More words are coming. More action, more conversation, and hopefully more change. The good thing is, while I have seen the horror, almost on a daily basis (you may name the name of George Floyd and if you are really on it, Breyonna Taylor, but there are hundreds, if not thousands of victims of living while black), I have also seen many who are not black being open, vulnerable, accepting, even taking responsibility for their own biases. I have seen all that and more.
Romans 12:21 says, Don’t let evil get the best of you. Get the best of evil by doing good. Gotta admit, evil almost had me, but I know the weapons of my warfare, and have seen it in full force around the country. It may not come tomorrow, and it may not come in my lifetime, but it will come.
6 Replies to “Words”
Thank you for your words and for your heart.

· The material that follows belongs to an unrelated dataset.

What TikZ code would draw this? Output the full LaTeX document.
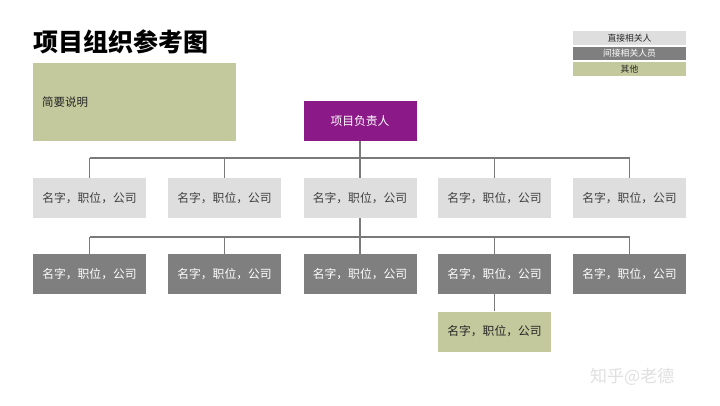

I’m sorry for your experience and how different it’s been than mine…and for all the ways I’ve allowed that to perpetuate by inaction in my past.
I know we’ve talked and you’ve said you don’t see me as having been inactive. And I own that…but. As long as you have to be more _______ in order to be equal, then my actions need to be more as well.
Love you Ken,
the good thing, Keith, is I don’t have to be more with you. 🙂
I was told in High School about Affirmative Action and it sounded like the blue eyed and brown eyed kid experiment from the 60’s
Then I watched as over the last 40 years a conscious effort to give the jobs and scholarships to the brown eyed kids.
I had no special privileges growing up broken home lived with friends.
Actually that’s not true I had lots of privileges I knew the language here. Great friends, got to know Jesus. Blessed in many ways. Great Country,
I did have one girlfriends parents tell me you will never be part of this family because I wasn’t one of them.
And my Mexican friends mom use to clean their house for extra money. It was a pretty mixed group in Milpitas
It’s all good.
I’ll come to your black church
I went to a white church once where they sat in silence for so long it was painful.
I think we all had it pretty good
If I was one of those guys that said something stupid
I am sorry
I’ve said a lot of stupid things
thank you for your reply Tom
I am sitting on my front porch with my cup of coffee and feeling the morning air. So peaceful, so fresh. It’s like reading your articles, so fresh, so out of the gift box opening new insights and new thoughts. Like reading a captivating #1 best seller. All I have left to say is “thank you”.
I can’t thank you enough for your comments Lorraine. It’s what make me keep going 🙂 .
The next good thing is coming very soon.